Hagámoslo con amor y sensatez. Mantengamos encendidas las candelas sobre el Altar, sin hacer de esto un motivo de “orgullo profesional”. Ahora queda evidenciado que la Iglesia es una parte integrante de la UCI (Unidad de Cuidados Intensivos) de nuestro país. Pongamos las rodillas sobre la tierra y el alma a los pies de la Cruz de Cristo. ¡Seamos valientes y demos testimonio, con nuestras homilías, de la Gracia y el poder del Señor! Estamos en uno de los más importantes ayunos de Cuaresma de la historia moderna de nuestra nación. Pero, más allá de cualquier palabra, que nuestros actos demuestren que a la Iglesia le importa, que no tenemos una Ortodoxia compuesta de “ustedes” y “nosotros”. Que no tenemos un cristianismo parecido a una reserva mística.

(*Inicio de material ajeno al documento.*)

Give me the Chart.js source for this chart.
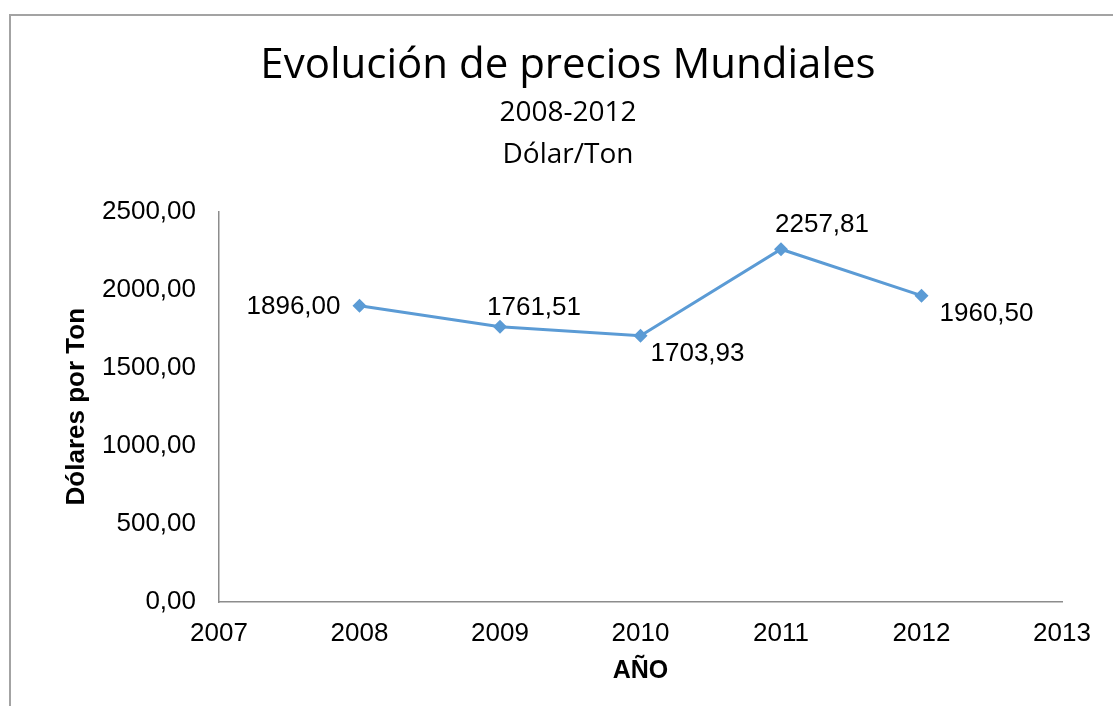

Somos hijos de Dios. Oremos por todos. Recordemos en nuestras plegarias también a los sacerdotes misioneros en el extranjero. Son esos “colegas” nuestros a quienes les falta la Divina Liturgia. ¡Celebremos los oficios litúrgicos con dos, tres, miles de corazones en el nuestro! Somos todos. No falta nadie. Vivos y muertos somos Iglesia. ¡Necesitamos los unos de los otros para hacer frente a los difíciles momentos de ahora, para que podamos vivir por completo la Alegría de la Resurrección! Porque, no es posible que haya alguien que resucite solo, cuando suceda la Segunda Venida. No rebajemos nuestra homilía a palabras atemorizantes o de juzgar al prójimo. ¡Es suficiente! El juicio es cosa del Señor. Nuestra es la voz que puede llamar a la contrición y la valentía, así como al honor de ayudar al prójimo.
No estamos desarmados. Tenemos las armas más poderosas. ¡Son las del Espíritu Santo! No nos permitamos distraernos o desfallecer. Revistámonos, en palabras del Apóstol Pablo, con la armadura de la fe y el amor, cubriéndonos con el yelmo de la esperanza en la salvación (I Tesalonicenses 5.8). ¡Aprendamos nuevamente a repetir, como aquellos ancianos monjes de un relato que todos conocemos, “Nosotros, tres. Ustedes, Tres. Tengan piedad de nosotros”! ¡Y de nuestro país!